Bush Play

Bush Projects’ freewheeling collaborations with Austin Maynard Architects continue with Charles House in Kew – a playful, cleverly layered native and indigenous garden created for a multi-generational home.

Apparent effortlessness takes hard yakka in the design world. Bush Projects’ one-year-old garden for Austin Maynard’s uncharacteristically large, multi-generational home in manicured, Europhilic Kew is fast growing into the wildly bushy, densely undulating, experimental play space its owners and cross disciplinary artist-designers always intended it to be. But Andrew Maynard, the architect who briefed his now-regular collaborators Bonnie Charles and Sarah Hicks of Bush Projects, is acutely aware of the design nous and hard graft that underpins such carefully considered naturalism.

“The way it’s layered from the street is incredibly sophisticated,” Maynard says. “Like so much great garden design, these things look almost accidental, or organic. The way Bonnie and Sarah have created … a barrier from the street that doesn’t feel like a barrier, dealing with those rises and that density of planting and height of planting off the street right to that entry point, is so sophisticated in the spatial layering. And they’ve nailed it, because it looks effortless. And it actually required a lot of landscape engineering, a lot of changing levels. That just shows how good they really are.”

Charles and Hicks describe the client’s request for a lowmaintenance, kid-friendly garden combining ornamental and productive plants and areas to play, entertain and learn the art of gardening as “the classic brief for our types of clientele.” But, as Charles says, “they were open in terms of how we go about it, which was great.”

The house and site made plenty of additional demands. This is home to a family of five, keen to ultimately accommodate ageing parents and wheelchairs. The clients wanted a light, water-featurefilled place that blurred distinctions between indoors and out. The architects excavated the site to around two metres, embedded their slate-clad structure along the southern boundary of the eastwest- facing block, and concealed its mass within multiple forms lined with bridges and ponds that spill out into the garden. Clever glazing at various heights and permeable sections of wall, floor and stair mean garden views animate the interior at every turn.

The garden needed to screen at the front and guide visitors along its gentle undulations via a wheelchair-friendly path. Preserving views from house through garden and, at night, over the beautifully illuminated dome of Xavier College at the rear, meant creating a sweeping mound along the southern boundary for plants and trees tall enough to screen an obtrusive neighbouring property.

A large and a small pond extending out from the house needed plants to fill and frame them. Creepers and ground covers were required to soften hard edges like permeable car park pavers and fences.
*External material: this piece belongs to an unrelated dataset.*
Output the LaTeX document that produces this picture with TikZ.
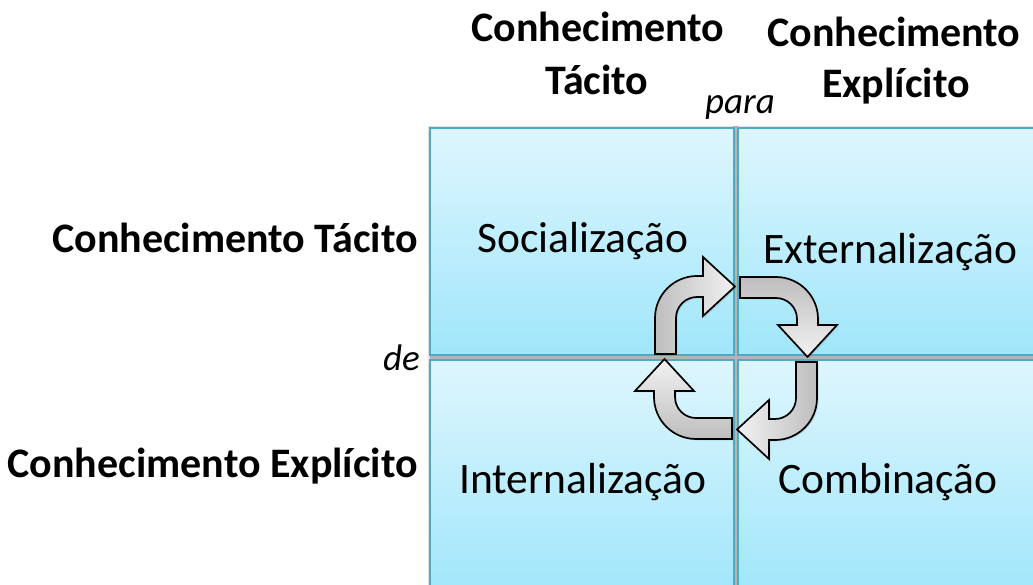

Oh, the children’s trampoline and soccer goals needed some level lawn space.

Bush Projects’ characteristic response was meticulous hard landscaping that will almost disappear beneath an audacious riot of drought- and clay-tolerant local and indigenous grasses and rushes, trees, wildflowers, shrubs, climbers, aquatics and edibles.

Overlapping layers and unexpected combinations abound. The front of the property is a wildly contrasting mix of expansive flowering gums, huge, hand-picked granite rocks, cross-patterned pavers permeated by kidney weed, mound-stabilising Myoporum , and a flowering wallaby lawn that hums and hops with insect life.

Centrally, the garden opens up from the house via courtyards and cooling pools teaming with aquatic species. Think submerged Marsilea mutica  and tall Cyperus papyrus  ringed by swamp lilies, fluffy baloskion and cascading rosemary used as a ground cover.

The long southern boundary is a generous arc of oversized leaves, tall shrubby screens and unexpected edibles. Hence monumental Wigandia caracasanas  and allocasuarinas and sculptural Miscanthus gigantia  that’ll grow to five metres layered in amongst gorgeous giant rhubarb, vibrant asparagus, chocolate cosmos, ornamental chillis, mountain cabbage (Cussonia paniculata ) trees and flowering pineapple sage. Parsley grows beside grass trees. Kale seeds sprout where the wind leaves them. Clients add avocado trees in a series of playful experiments.

“A lot of them are new combos for us,” Charles says, while Hick explains, “Bonnie’s done a course in permaculture. We often use a lot of perennial edibles because of that philosophy. The idea is growing lots of things really densely so there’s no space for weeds. It’s jowl to jowl.”

Aside from celebrating local biodiversity and seasonal change, the designers have gleefully hit their mark in obscuring where house ends and garden begins. “We’ve tried to create a sense of the landscape spilling into and over the hard surfaces with a lot of trailing, creeping plants and dispersed tufts of grasses,” Hicks says. “There’re no hard, straight edges now.”